■ Provided data:
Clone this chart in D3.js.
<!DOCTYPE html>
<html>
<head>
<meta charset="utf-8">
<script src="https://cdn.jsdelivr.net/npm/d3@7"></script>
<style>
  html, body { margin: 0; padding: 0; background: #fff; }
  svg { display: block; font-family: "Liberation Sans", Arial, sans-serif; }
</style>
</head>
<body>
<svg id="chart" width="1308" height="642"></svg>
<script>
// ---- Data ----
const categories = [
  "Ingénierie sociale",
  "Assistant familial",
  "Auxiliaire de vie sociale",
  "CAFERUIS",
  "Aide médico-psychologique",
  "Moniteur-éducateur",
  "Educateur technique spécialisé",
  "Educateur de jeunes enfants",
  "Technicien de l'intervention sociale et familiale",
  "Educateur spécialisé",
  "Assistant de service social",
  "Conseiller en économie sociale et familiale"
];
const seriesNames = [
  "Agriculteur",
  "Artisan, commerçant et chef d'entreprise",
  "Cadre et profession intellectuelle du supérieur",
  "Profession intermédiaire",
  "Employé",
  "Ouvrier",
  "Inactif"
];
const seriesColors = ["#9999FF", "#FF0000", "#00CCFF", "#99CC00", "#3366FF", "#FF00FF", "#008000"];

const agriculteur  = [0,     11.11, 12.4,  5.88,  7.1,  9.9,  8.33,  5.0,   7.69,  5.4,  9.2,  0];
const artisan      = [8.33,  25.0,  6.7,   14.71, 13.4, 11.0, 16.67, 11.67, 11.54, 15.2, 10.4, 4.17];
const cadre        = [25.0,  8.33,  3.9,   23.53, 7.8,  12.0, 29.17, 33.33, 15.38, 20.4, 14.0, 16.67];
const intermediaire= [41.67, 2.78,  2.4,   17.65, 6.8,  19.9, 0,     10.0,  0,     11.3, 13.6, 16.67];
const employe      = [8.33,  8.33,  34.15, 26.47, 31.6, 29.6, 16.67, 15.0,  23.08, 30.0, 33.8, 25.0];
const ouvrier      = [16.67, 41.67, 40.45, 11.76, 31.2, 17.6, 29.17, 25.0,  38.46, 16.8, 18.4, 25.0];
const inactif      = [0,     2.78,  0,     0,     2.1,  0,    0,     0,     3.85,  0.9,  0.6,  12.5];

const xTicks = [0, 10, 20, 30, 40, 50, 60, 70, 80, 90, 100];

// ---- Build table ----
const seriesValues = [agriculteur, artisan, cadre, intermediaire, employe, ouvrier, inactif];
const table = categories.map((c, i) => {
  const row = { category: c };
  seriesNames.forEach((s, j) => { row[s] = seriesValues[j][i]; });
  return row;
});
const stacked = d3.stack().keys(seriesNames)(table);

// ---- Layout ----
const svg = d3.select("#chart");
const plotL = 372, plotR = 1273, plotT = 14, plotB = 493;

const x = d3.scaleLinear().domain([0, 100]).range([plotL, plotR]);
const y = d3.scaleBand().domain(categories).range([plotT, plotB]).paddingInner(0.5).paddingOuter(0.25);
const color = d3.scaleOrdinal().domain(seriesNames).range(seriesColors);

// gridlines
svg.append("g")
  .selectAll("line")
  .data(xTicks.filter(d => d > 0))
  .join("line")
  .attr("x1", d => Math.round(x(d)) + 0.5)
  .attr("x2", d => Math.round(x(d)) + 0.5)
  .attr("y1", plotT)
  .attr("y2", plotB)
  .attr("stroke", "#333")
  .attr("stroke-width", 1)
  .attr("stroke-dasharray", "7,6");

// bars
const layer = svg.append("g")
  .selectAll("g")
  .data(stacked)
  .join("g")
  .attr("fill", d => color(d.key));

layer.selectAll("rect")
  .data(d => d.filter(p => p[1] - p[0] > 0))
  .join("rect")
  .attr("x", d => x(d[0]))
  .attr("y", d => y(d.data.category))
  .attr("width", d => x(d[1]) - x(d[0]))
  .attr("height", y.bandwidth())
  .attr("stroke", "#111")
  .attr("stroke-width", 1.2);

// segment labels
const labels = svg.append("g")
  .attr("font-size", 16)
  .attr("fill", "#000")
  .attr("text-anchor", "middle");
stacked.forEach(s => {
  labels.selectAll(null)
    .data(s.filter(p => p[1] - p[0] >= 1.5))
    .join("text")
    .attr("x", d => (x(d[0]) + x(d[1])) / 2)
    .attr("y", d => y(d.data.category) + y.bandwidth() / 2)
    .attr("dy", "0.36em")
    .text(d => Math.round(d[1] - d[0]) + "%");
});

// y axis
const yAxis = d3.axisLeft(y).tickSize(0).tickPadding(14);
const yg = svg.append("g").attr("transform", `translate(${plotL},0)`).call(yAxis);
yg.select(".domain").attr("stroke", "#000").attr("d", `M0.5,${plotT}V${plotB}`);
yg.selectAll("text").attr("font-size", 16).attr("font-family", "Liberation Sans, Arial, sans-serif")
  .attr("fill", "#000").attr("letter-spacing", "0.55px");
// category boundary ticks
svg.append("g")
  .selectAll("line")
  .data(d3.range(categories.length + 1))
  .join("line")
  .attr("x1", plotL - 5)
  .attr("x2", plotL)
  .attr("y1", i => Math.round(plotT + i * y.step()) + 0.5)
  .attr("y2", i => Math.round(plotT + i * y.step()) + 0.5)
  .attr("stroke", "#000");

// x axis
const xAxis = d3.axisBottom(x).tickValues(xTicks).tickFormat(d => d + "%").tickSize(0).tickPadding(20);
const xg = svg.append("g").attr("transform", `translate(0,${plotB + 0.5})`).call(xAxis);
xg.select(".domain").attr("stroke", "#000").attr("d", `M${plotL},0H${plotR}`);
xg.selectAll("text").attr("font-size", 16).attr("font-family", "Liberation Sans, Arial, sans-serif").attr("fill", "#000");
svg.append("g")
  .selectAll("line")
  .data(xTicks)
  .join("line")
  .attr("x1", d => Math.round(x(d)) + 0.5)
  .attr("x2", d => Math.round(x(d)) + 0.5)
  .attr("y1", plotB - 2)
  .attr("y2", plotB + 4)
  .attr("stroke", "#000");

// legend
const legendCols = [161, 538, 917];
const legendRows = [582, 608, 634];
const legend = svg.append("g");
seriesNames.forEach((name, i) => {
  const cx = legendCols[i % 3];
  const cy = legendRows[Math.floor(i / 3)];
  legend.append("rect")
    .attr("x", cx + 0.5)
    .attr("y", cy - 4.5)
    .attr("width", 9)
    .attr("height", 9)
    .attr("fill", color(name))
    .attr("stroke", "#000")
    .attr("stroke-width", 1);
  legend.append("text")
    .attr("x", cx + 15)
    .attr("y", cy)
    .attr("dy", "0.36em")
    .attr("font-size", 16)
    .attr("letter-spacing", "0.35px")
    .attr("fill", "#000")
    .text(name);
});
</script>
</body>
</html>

■ Exercise:
Output the listing above without altering a single character.

■ The completed task:
Clone this chart in D3.js.
<!DOCTYPE html>
<html>
<head>
<meta charset="utf-8">
<script src="https://cdn.jsdelivr.net/npm/d3@7"></script>
<style>
  html, body { margin: 0; padding: 0; background: #fff; }
  svg { display: block; font-family: "Liberation Sans", Arial, sans-serif; }
</style>
</head>
<body>
<svg id="chart" width="1308" height="642"></svg>
<script>
// ---- Data ----
const categories = [
  "Ingénierie sociale",
  "Assistant familial",
  "Auxiliaire de vie sociale",
  "CAFERUIS",
  "Aide médico-psychologique",
  "Moniteur-éducateur",
  "Educateur technique spécialisé",
  "Educateur de jeunes enfants",
  "Technicien de l'intervention sociale et familiale",
  "Educateur spécialisé",
  "Assistant de service social",
  "Conseiller en économie sociale et familiale"
];
const seriesNames = [
  "Agriculteur",
  "Artisan, commerçant et chef d'entreprise",
  "Cadre et profession intellectuelle du supérieur",
  "Profession intermédiaire",
  "Employé",
  "Ouvrier",
  "Inactif"
];
const seriesColors = ["#9999FF", "#FF0000", "#00CCFF", "#99CC00", "#3366FF", "#FF00FF", "#008000"];

const agriculteur  = [0,     11.11, 12.4,  5.88,  7.1,  9.9,  8.33,  5.0,   7.69,  5.4,  9.2,  0];
const artisan      = [8.33,  25.0,  6.7,   14.71, 13.4, 11.0, 16.67, 11.67, 11.54, 15.2, 10.4, 4.17];
const cadre        = [25.0,  8.33,  3.9,   23.53, 7.8,  12.0, 29.17, 33.33, 15.38, 20.4, 14.0, 16.67];
const intermediaire= [41.67, 2.78,  2.4,   17.65, 6.8,  19.9, 0,     10.0,  0,     11.3, 13.6, 16.67];
const employe      = [8.33,  8.33,  34.15, 26.47, 31.6, 29.6, 16.67, 15.0,  23.08, 30.0, 33.8, 25.0];
const ouvrier      = [16.67, 41.67, 40.45, 11.76, 31.2, 17.6, 29.17, 25.0,  38.46, 16.8, 18.4, 25.0];
const inactif      = [0,     2.78,  0,     0,     2.1,  0,    0,     0,     3.85,  0.9,  0.6,  12.5];

const xTicks = [0, 10, 20, 30, 40, 50, 60, 70, 80, 90, 100];

// ---- Build table ----
const seriesValues = [agriculteur, artisan, cadre, intermediaire, employe, ouvrier, inactif];
const table = categories.map((c, i) => {
  const row = { category: c };
  seriesNames.forEach((s, j) => { row[s] = seriesValues[j][i]; });
  return row;
});
const stacked = d3.stack().keys(seriesNames)(table);

// ---- Layout ----
const svg = d3.select("#chart");
const plotL = 372, plotR = 1273, plotT = 14, plotB = 493;

const x = d3.scaleLinear().domain([0, 100]).range([plotL, plotR]);
const y = d3.scaleBand().domain(categories).range([plotT, plotB]).paddingInner(0.5).paddingOuter(0.25);
const color = d3.scaleOrdinal().domain(seriesNames).range(seriesColors);

// gridlines
svg.append("g")
  .selectAll("line")
  .data(xTicks.filter(d => d > 0))
  .join("line")
  .attr("x1", d => Math.round(x(d)) + 0.5)
  .attr("x2", d => Math.round(x(d)) + 0.5)
  .attr("y1", plotT)
  .attr("y2", plotB)
  .attr("stroke", "#333")
  .attr("stroke-width", 1)
  .attr("stroke-dasharray", "7,6");

// bars
const layer = svg.append("g")
  .selectAll("g")
  .data(stacked)
  .join("g")
  .attr("fill", d => color(d.key));

layer.selectAll("rect")
  .data(d => d.filter(p => p[1] - p[0] > 0))
  .join("rect")
  .attr("x", d => x(d[0]))
  .attr("y", d => y(d.data.category))
  .attr("width", d => x(d[1]) - x(d[0]))
  .attr("height", y.bandwidth())
  .attr("stroke", "#111")
  .attr("stroke-width", 1.2);

// segment labels
const labels = svg.append("g")
  .attr("font-size", 16)
  .attr("fill", "#000")
  .attr("text-anchor", "middle");
stacked.forEach(s => {
  labels.selectAll(null)
    .data(s.filter(p => p[1] - p[0] >= 1.5))
    .join("text")
    .attr("x", d => (x(d[0]) + x(d[1])) / 2)
    .attr("y", d => y(d.data.category) + y.bandwidth() / 2)
    .attr("dy", "0.36em")
    .text(d => Math.round(d[1] - d[0]) + "%");
});

// y axis
const yAxis = d3.axisLeft(y).tickSize(0).tickPadding(14);
const yg = svg.append("g").attr("transform", `translate(${plotL},0)`).call(yAxis);
yg.select(".domain").attr("stroke", "#000").attr("d", `M0.5,${plotT}V${plotB}`);
yg.selectAll("text").attr("font-size", 16).attr("font-family", "Liberation Sans, Arial, sans-serif")
  .attr("fill", "#000").attr("letter-spacing", "0.55px");
// category boundary ticks
svg.append("g")
  .selectAll("line")
  .data(d3.range(categories.length + 1))
  .join("line")
  .attr("x1", plotL - 5)
  .attr("x2", plotL)
  .attr("y1", i => Math.round(plotT + i * y.step()) + 0.5)
  .attr("y2", i => Math.round(plotT + i * y.step()) + 0.5)
  .attr("stroke", "#000");

// x axis
const xAxis = d3.axisBottom(x).tickValues(xTicks).tickFormat(d => d + "%").tickSize(0).tickPadding(20);
const xg = svg.append("g").attr("transform", `translate(0,${plotB + 0.5})`).call(xAxis);
xg.select(".domain").attr("stroke", "#000").attr("d", `M${plotL},0H${plotR}`);
xg.selectAll("text").attr("font-size", 16).attr("font-family", "Liberation Sans, Arial, sans-serif").attr("fill", "#000");
svg.append("g")
  .selectAll("line")
  .data(xTicks)
  .join("line")
  .attr("x1", d => Math.round(x(d)) + 0.5)
  .attr("x2", d => Math.round(x(d)) + 0.5)
  .attr("y1", plotB - 2)
  .attr("y2", plotB + 4)
  .attr("stroke", "#000");

// legend
const legendCols = [161, 538, 917];
const legendRows = [582, 608, 634];
const legend = svg.append("g");
seriesNames.forEach((name, i) => {
  const cx = legendCols[i % 3];
  const cy = legendRows[Math.floor(i / 3)];
  legend.append("rect")
    .attr("x", cx + 0.5)
    .attr("y", cy - 4.5)
    .attr("width", 9)
    .attr("height", 9)
    .attr("fill", color(name))
    .attr("stroke", "#000")
    .attr("stroke-width", 1);
  legend.append("text")
    .attr("x", cx + 15)
    .attr("y", cy)
    .attr("dy", "0.36em")
    .attr("font-size", 16)
    .attr("letter-spacing", "0.35px")
    .attr("fill", "#000")
    .text(name);
});
</script>
</body>
</html>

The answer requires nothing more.